What Actually Breaks During a Crisis? Communication, Not Systems.

When a crisis hits, organizations instinctively look at systems — what failed, what stopped, what was breached.
But in most cases, systems don’t collapse first.

Communication does.

And once communication breaks, even a controlled incident can escalate into widespread disruption.

The Early Stage: Where Confusion Begins

In the first moments of a crisis:

  • Systems are often still running (partially)
  • Data is still available
  • Teams are ready to respond

But:

  • Understanding is inconsistent
  • Information is incomplete
  • Assumptions start filling the gaps

People don’t act on reality — they act on their interpretation of it.
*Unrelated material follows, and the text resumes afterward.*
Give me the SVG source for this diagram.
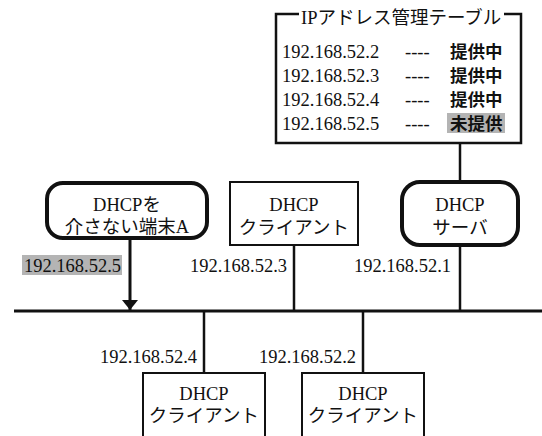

What Actually Breaks During a Crisis

Breakdown Pattern 1: Conflicting Instructions

As urgency increases, multiple directions emerge simultaneously:

  • IT pushes to isolate systems immediately
  • Operations pushes to maintain continuity
  • Leadership asks for rapid updates and minimal disruption

What this creates:

  • Teams receive mixed signals
  • Execution slows due to confusion
  • Actions begin to contradict each other

Impact:

  • Response loses coordination
  • Time is wasted resolving internal conflict
  • The incident expands unnecessarily

Breakdown Pattern 2: Delayed Decisions

Crises demand speed — but organizations often default to caution:

  • Waiting for complete information
  • Seeking multiple approvals
  • Avoiding accountability for high-risk decisions

What this leads to:

  • Critical response windows are missed
  • Threats or issues remain active longer
  • Small problems grow into larger incidents

Reality:

  • Delayed decisions are not neutral
  • Inaction is often the most damaging action

Breakdown Pattern 3: Unclear Ownership

When roles are not predefined, responsibility becomes blurred:

  • No clear incident leader
  • Multiple stakeholders assume ownership informally
  • Critical tasks are not explicitly assigned

What happens next:

  • Some tasks are duplicated
  • Others are completely ignored
  • No one has full visibility

Impact:

  • Execution becomes fragmented
  • Accountability disappears
  • Progress becomes inconsistent

Breakdown Pattern 4: Panic-Driven Communication

As pressure increases, communication becomes reactive instead of structured:

  • Message volume increases rapidly
  • Context and clarity decrease
  • Emotional tone begins to dominate

What this creates:

  • Important updates get buried
  • Teams struggle to identify priorities
  • Decisions are made on incomplete or incorrect information

Result:

  • Communication adds noise instead of clarity

The Core Issue: Misalignment

All breakdown patterns lead to one central failure:

Misalignment

Misalignment occurs when:

  • Teams operate on different assumptions
  • Leaders receive inconsistent updates
  • Actions are not coordinated

What misalignment causes:

  • Conflicting efforts across teams
  • Slower and inefficient response
  • Increased operational and reputational damage

How Misalignment Amplifies the Crisis

A technical issue has limits.
Misalignment removes those limits.

It creates:

1. Loss of Speed

  • Decisions take longer
  • Actions are delayed
  • Response momentum is lost

2. Loss of Direction

  • Teams move in different directions
  • Efforts conflict instead of align

3. Loss of Trust

  • Internal confusion increases
  • Leadership credibility is questioned
  • External confidence drops

How Misalignment Amplifies the Crisis

Why Communication Fails Before Systems?

Systems are designed for resilience:

  • Redundancy
  • Failover
  • Monitoring

Communication is often not:

  • No structured protocols
  • No predefined ownership
  • Heavy reliance on human judgment under stress

Under pressure:

  • Systems follow design
  • People follow perception

And perception breaks without clarity.

What Strong Crisis Communication Looks Like

What Strong Crisis Communication Looks Like

Organizations that manage crises effectively focus on communication control:

1. Single Source of Truth

  • One verified channel for all updates
  • Elimination of conflicting narratives

2. Clear Decision Ownership

  • Defined leaders for decision-making
  • Reduced ambiguity in authority

3. Structured Updates

  • What happened
  • What is known
  • What is being done
  • What is needed next

4. Predefined Escalation Paths

  • Clear triggers for escalation
  • Right people involved at the right time

5. Communication Discipline

  • Focus on clarity over volume
  • Prioritization of critical information

Leadership in a Crisis

In high-pressure situations, teams look for:

  • Clear direction
  • Consistent messaging
  • Confidence in leadership

They do not expect perfect answers — they expect clarity.

Final Insight

A crisis does not become severe because of the incident alone.

It becomes severe when:

  • Communication breaks
  • Alignment is lost
  • Execution fragments

Systems may fail but communication determines whether the organization stays in control or spirals into chaos.